Canada has also had a compromised patent protection law for one kind of patent - pharmaceutical medicines - for almost 40 years. This has allowed the generic drug manufacturing sector to prosper

The Canadian Generic Pharmaceutical Association (CGPA) membership list is a small one dominated by a couple of giants. They mainly specialize in patent litigation.  The scientists and medical researchers in the CGPA member companies are good at figuring out what the active ingredient really are and then winning appeals in the Supreme Court of Canada.

Canada's Research Based Pharmaceutical membership is large in numbers (50+) but rather small in influence. Their membership list kind of resembles a trade show of sales people at a medical convention. For many of them in Canada, that is an accurate description. Canada has been hostile territory to international patent holders for a long time.

This should come as no surprise. The CGPA has done a remarkable job at convincing Canadians that the generic drug industry in Canada (tah-dah) is saving Canada (and the world) from those greedy European innovative patent-protected drug company bastards whose only interest is profits.

Canada's belief in the merits Bill C-398 is testimony to this line of thinking. The majority of Canadians were convinced the C-398 fairy tale of amending Canada's Patent laws would save millions of lives and not cost a penny. Why did the rest of the world just NOT get it?


Make no mistakes. The CGPA are the BIG PHARMA in Canada. They do whatever it takes to sell their product or get the edge.  And they are very good at it.

My own KILL BILL 398 campaign began after I discovered this profoundly stupid piece of legislation had resurrected itself once again as another private members bill.

To my horror, Members of Parliament were standing up in the House of Commons with petitions from across Canada demanding that we amend Canada's Patent laws again, which, after a long and tortured history, were almost back up to world standards.

My email campaign consisted of sending an e-mail to 305 MP's, in blocks of 10, grouped by region and party.

So 31 emails were sent, 10 MP's at at time. It took a bit of time because 305 separate cut and paste operations from the website were necessary. I also took the liberty of using the openParliament photo gallery for these blogs.

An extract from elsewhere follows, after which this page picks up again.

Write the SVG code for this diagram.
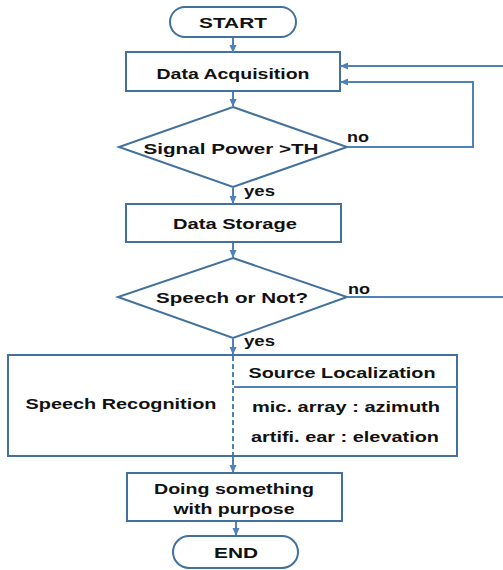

Conservative and opposition members received their own version of the email, as did Prime Minister Stephen Harper. I did not bother Andrew Scheer, the Speaker of the House. It would have been a sheer waste of time on more than one level, I'm sure.

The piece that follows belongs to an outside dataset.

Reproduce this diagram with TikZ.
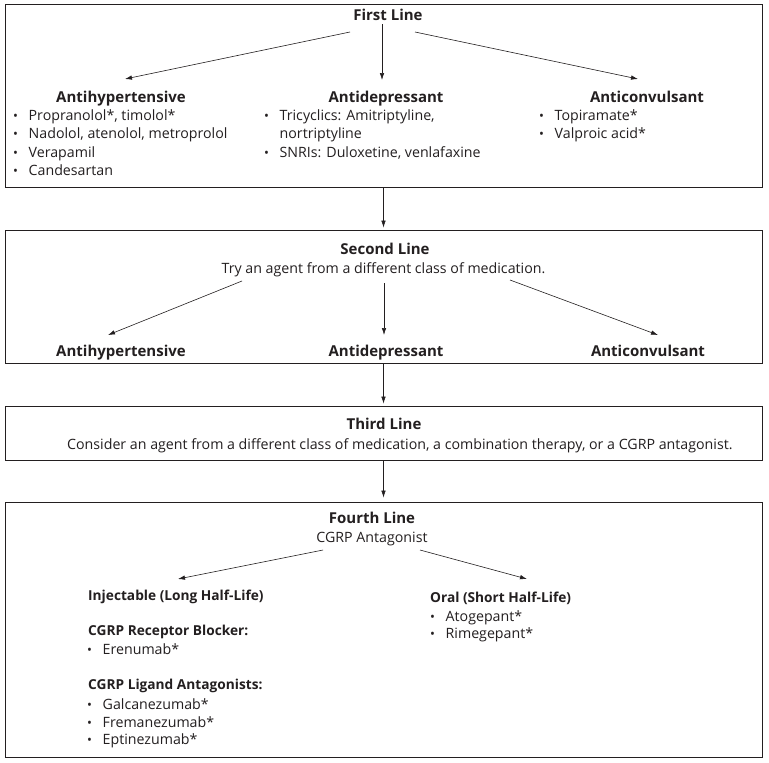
\documentclass[tikz,border=0pt]{standalone}
\usepackage{fontspec}
\setmainfont{Open Sans}
\usetikzlibrary{arrows.meta}
\definecolor{ink}{HTML}{231F20}
\newcommand\bul{\makebox[15.5pt][l]{\raisebox{0pt}{\fontsize{13}{13}\selectfont\textbullet}}}
\begin{document}
\begin{tikzpicture}[x=1pt,y=-1pt,
  box/.style={draw=ink, line width=0.8pt, rectangle, inner sep=0pt},
  head/.style={font=\fontsize{15}{17}\selectfont\bfseries, text=ink, inner sep=0pt, anchor=base},
  subhead/.style={font=\fontsize{13.7}{16}\selectfont\bfseries, text=ink, inner sep=0pt, anchor=base west},
  sub/.style={font=\fontsize{14.2}{16}\selectfont, text=ink, inner sep=0pt, anchor=base},
  item/.style={font=\fontsize{14.2}{16}\selectfont, text=ink, inner sep=0pt, anchor=base west},
  arr/.style={draw=ink, line width=0.6pt, -{Latex[length=7pt,width=4.5pt]}},
]
\useasboundingbox (0,0) rectangle (769,763);
\fill[white] (0,0) rectangle (769,763);

% ---------- Box 1 ----------
\node[box, minimum width=757pt, minimum height=183pt] (b1) at (383.5,95.5) {};
\node[head] (first) at (388,20) {First Line};
\node[head] (antihyp1) at (121,102) {Antihypertensive};
\node[head] (antidep1) at (386,102) {Antidepressant};
\node[head] (anticonv1) at (647,102) {Anticonvulsant};
\node[item] (h1) at (13,120) {\bul Propranolol*, timolol*};
\node[item] (h2) at (13,138.5) {\bul Nadolol, atenolol, metroprolol};
\node[item] (h3) at (13,157) {\bul Verapamil};
\node[item] (h4) at (13,175.5) {\bul Candesartan};
\node[item] (d1) at (264,120) {\bul Tricyclics: Amitriptyline,};
\node[item] (d1b) at (279.5,138.5) {nortriptyline};
\node[item] (d2) at (264,157) {\bul SNRIs: Duloxetine, venlafaxine};
\node[item] (c1) at (539,120) {\bul Topiramate*};
\node[item] (c2) at (539,138.5) {\bul Valproic acid*};
\coordinate (f1s) at (350,32);
\coordinate (f1t) at (125,79);
\coordinate (f2s) at (382,24);
\coordinate (f2t) at (382,80);
\coordinate (f3s) at (415,32);
\coordinate (f3t) at (638,79);
\draw[arr] (f1s) -- (f1t);
\draw[arr] (f2s) -- (f2t);
\draw[arr] (f3s) -- (f3t);

% ---------- Box 2 ----------
\node[box, minimum width=757pt, minimum height=133pt] (b2) at (383.5,296.5) {};
\node[head] (second) at (385,254) {Second Line};
\node[sub] (secondsub) at (383.5,273) {Try an agent from a different class of medication.};
\node[head] (antihyp2) at (121,356) {Antihypertensive};
\node[head] (antidep2) at (386,356) {Antidepressant};
\node[head] (anticonv2) at (648,356) {Anticonvulsant};
\coordinate (s1s) at (242,281);
\coordinate (s1t) at (108,335);
\coordinate (s2s) at (384,283);
\coordinate (s2t) at (384,335);
\coordinate (s3s) at (510,280);
\coordinate (s3t) at (658,335);
\draw[arr] (s1s) -- (s1t);
\draw[arr] (s2s) -- (s2t);
\draw[arr] (s3s) -- (s3t);

% ---------- Box 3 ----------
\node[box, minimum width=757pt, minimum height=54pt] (b3) at (383.5,433) {};
\node[head] (third) at (384,429) {Third Line};
\node[item] (thirdsub) at (67,449) {Consider an agent from a different class of medication, a combination therapy, or a CGRP antagonist.};

% ---------- Box 4 ----------
\node[box, minimum width=757pt, minimum height=255pt] (b4) at (383.5,629.5) {};
\node[head] (fourth) at (372,523) {Fourth Line};
\node[sub] (fourthsub) at (372,542) {CGRP Antagonist};
\node[subhead] (inj) at (88,600) {Injectable (Long Half-Life)};
\node[subhead] (rec) at (88,635) {CGRP Receptor Blocker:};
\node[item] (e1) at (87,654) {\bul Erenumab*};
\node[subhead] (lig) at (88,689) {CGRP Ligand Antagonists:};
\node[item] (g1) at (87,709) {\bul Galcanezumab*};
\node[item] (g2) at (87,727) {\bul Fremanezumab*};
\node[item] (g3) at (87,744.5) {\bul Eptinezumab*};
\node[subhead] (oral) at (430,602) {Oral (Short Half-Life)};
\node[item] (o1) at (430,621) {\bul Atogepant*};
\node[item] (o2) at (430,638) {\bul Rimegepant*};
\coordinate (q1s) at (323,550);
\coordinate (q1t) at (178,579);
\coordinate (q2s) at (420,550);
\coordinate (q2t) at (527,579);
\draw[arr] (q1s) -- (q1t);
\draw[arr] (q2s) -- (q2t);

% ---------- between boxes ----------
\draw[arr, shorten >=2pt] (b1.south) -- (b2.north);
\draw[arr, shorten >=2pt] (b2.south) -- (b3.north);
\draw[arr, shorten >=4pt] (b3.south) -- (b4.north);
\end{tikzpicture}
\end{document}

I received only 3 non-automated responses (if a reply was addressed me by name, it was regarded as non-automated). The low response rate was a bit of a surprise because past experience has been much better. Just a few years back, even Rob Anders at least wanted to know here I lived before not responding to my question about proroguing parliament.

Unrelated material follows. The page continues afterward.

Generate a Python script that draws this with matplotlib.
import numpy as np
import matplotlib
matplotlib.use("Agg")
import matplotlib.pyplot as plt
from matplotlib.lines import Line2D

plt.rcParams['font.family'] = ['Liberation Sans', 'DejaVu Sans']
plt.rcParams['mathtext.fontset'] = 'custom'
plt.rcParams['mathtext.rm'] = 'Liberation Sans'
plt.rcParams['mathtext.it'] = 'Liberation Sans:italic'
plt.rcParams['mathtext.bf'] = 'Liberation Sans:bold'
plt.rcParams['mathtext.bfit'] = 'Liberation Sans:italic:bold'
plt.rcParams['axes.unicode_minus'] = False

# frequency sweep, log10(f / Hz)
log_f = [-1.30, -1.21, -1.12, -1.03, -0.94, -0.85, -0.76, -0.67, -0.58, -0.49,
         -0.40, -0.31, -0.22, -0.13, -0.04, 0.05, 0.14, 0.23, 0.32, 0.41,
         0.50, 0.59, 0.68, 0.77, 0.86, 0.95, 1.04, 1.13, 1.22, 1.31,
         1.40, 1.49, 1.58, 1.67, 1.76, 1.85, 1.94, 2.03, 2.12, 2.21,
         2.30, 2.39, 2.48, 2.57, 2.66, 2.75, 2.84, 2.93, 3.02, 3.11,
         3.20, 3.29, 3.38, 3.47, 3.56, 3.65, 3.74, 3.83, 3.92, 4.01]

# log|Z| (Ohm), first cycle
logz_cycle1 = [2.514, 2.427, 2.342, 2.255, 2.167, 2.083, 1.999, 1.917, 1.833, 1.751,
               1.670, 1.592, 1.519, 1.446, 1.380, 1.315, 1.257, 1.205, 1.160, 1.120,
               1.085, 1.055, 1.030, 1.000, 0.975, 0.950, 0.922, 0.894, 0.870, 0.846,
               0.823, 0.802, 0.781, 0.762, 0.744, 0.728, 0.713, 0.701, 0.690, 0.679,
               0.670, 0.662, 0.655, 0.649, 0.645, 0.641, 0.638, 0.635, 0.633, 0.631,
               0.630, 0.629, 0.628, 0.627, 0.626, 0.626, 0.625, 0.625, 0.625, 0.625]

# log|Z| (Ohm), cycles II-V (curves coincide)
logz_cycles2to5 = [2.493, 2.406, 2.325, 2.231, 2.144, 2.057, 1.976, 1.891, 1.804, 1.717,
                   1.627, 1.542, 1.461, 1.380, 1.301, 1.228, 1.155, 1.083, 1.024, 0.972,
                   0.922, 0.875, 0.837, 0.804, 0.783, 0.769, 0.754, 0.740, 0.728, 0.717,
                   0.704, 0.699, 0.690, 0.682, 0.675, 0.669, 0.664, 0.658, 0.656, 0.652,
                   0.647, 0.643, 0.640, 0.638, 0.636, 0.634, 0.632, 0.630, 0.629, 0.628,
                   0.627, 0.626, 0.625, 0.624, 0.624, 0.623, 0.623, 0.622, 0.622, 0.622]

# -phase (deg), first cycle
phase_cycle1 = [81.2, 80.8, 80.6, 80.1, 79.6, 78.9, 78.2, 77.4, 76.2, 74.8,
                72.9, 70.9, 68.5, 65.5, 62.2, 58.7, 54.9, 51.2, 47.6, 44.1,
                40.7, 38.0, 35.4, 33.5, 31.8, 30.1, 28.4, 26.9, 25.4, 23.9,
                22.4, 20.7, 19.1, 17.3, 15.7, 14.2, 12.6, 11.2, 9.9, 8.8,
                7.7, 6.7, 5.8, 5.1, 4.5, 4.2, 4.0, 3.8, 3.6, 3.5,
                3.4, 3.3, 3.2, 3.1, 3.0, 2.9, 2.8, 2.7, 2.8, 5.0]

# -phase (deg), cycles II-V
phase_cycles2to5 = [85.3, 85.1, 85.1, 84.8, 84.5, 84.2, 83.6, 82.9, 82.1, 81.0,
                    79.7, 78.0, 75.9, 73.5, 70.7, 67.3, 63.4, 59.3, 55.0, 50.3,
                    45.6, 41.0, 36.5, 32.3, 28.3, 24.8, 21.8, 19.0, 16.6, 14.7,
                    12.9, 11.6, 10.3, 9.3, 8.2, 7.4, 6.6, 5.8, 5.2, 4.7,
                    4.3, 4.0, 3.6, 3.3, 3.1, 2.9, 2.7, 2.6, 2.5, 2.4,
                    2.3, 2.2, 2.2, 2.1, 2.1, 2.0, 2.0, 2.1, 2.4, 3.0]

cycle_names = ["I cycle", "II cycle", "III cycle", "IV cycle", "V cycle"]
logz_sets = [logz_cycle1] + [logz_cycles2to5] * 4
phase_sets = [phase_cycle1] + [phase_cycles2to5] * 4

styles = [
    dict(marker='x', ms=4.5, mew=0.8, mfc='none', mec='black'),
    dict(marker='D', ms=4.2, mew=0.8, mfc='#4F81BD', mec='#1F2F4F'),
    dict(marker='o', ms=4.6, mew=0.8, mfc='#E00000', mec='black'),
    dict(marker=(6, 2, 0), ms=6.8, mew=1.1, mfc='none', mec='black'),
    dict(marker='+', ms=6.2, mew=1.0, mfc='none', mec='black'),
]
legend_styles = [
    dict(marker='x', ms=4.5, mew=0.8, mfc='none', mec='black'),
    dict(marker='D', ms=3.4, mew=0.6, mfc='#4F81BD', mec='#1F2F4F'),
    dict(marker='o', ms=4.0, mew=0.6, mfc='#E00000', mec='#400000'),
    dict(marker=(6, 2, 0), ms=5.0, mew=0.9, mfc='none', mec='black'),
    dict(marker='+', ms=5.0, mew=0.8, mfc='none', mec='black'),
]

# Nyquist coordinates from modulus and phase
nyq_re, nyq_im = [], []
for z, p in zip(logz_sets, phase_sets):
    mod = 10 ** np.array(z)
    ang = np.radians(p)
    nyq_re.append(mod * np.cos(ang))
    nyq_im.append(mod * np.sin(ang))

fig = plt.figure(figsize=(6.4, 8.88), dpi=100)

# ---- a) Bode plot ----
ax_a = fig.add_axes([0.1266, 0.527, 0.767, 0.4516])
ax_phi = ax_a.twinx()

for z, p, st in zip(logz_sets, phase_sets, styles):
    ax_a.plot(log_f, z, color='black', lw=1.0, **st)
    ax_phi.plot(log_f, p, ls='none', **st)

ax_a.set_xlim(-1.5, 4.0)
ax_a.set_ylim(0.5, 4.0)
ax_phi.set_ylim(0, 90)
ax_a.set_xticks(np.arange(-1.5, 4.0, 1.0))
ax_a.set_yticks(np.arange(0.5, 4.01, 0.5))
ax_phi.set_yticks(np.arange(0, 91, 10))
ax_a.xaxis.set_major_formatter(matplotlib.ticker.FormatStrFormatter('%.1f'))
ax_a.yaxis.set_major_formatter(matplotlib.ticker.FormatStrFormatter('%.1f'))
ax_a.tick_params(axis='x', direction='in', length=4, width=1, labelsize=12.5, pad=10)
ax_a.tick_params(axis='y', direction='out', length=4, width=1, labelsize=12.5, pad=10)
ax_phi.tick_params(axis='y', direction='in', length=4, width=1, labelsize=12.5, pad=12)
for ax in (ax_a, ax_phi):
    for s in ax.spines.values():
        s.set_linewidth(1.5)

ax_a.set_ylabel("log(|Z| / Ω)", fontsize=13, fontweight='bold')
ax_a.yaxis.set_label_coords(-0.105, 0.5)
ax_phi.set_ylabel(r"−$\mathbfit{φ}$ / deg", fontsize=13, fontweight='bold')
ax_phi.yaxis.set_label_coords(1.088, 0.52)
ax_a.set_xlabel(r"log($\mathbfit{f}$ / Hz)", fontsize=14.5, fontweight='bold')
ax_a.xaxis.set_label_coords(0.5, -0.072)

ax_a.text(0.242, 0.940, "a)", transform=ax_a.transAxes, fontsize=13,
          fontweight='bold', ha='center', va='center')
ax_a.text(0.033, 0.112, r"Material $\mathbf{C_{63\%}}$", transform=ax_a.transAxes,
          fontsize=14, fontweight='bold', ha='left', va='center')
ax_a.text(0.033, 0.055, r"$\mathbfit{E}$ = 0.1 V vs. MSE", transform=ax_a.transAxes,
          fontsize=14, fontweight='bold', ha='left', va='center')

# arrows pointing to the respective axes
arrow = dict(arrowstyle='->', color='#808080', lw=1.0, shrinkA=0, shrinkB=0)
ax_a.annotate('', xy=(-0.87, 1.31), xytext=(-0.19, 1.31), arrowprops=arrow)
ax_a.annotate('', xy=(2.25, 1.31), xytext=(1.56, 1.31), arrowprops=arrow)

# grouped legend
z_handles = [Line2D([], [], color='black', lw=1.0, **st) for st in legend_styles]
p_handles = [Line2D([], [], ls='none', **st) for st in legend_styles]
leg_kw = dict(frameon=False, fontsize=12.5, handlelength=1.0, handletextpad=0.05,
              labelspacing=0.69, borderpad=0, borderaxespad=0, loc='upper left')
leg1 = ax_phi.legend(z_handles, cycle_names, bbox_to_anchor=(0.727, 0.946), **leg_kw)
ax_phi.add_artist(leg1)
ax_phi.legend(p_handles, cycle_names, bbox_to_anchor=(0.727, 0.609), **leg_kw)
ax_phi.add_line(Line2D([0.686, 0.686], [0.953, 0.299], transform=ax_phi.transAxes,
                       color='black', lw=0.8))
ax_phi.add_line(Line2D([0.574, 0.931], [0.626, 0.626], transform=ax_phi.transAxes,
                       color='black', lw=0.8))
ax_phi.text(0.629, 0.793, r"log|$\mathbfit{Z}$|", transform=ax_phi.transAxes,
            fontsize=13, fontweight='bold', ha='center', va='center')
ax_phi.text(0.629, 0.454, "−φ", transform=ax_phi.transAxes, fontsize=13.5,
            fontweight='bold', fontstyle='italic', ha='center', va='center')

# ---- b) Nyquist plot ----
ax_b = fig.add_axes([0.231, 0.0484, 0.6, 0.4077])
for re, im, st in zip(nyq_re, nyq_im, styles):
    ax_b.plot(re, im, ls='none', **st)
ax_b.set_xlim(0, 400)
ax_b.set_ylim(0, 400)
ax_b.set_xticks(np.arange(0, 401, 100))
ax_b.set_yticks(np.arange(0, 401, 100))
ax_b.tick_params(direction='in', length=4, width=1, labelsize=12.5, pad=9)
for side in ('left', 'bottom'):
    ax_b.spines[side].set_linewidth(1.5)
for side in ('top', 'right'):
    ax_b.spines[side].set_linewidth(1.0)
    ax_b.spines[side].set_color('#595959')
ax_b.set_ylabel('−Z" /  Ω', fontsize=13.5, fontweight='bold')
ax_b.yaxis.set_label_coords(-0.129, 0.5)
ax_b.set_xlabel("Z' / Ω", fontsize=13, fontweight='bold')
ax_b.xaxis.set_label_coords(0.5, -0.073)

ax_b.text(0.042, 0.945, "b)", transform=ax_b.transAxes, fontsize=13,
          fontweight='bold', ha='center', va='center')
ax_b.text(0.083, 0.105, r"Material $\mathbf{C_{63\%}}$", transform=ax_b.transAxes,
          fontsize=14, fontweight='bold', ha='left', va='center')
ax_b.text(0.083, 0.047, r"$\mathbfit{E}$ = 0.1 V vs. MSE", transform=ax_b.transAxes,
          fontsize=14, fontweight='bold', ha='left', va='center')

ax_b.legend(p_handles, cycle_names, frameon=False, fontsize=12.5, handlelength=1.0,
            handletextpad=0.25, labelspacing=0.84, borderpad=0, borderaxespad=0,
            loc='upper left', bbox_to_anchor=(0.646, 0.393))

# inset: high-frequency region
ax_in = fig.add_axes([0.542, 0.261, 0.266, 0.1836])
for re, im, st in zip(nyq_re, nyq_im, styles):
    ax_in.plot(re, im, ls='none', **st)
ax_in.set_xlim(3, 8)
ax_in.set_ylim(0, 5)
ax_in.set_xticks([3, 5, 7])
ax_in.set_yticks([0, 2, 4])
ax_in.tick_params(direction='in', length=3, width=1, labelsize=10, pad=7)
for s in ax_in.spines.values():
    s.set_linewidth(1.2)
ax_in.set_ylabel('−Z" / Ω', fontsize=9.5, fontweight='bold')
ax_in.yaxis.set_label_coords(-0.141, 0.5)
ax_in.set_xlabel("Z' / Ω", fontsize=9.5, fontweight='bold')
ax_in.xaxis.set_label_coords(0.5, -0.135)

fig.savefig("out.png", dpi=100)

Stephen Harper's office responded immediately, with assurances that my email had been forwarded to the Minister of Industry, Christian Paradis.

The Honourable Christian Paradis is also the Minister of Bullshit Agriculture. I never heard back from Paradis. No surprise really.

Jim Hillyer's office also responded but noted that constituents are first priority. The address and phone number of the constituency office was included.

The only MP who really responded was Hedy Fry and it was a great response. She stated her support for the bill, gave me the reasons why, but emphasized that she had reservations about it and felt is should go before committee before being made law.

I would vote for Hedy Fry in a heartbeat now (that is, if I was actually allowed to vote). She is a doctor. She knows what she is talking about; I trust her judgment and I love her passion. I replied with a warm thank-you and good wishes.

This KILL BILL campaign even convinced me that I had to join Twitter, so desperate was I to get the message out. This was not easy for me. One of my favorite movies of all times is "The Lives of Others". Ever since watching it I have this thing about being followed. Vic Toews may be watching.

I'm not about to suggest I had anything to do with the outcome here, but the vote on C-398 was close. I can only hope that more than 3 MP's read that email and maybe just changed their minds, abstained, or whatever. It could have gone either way.

I'm just happy at the way it turned out.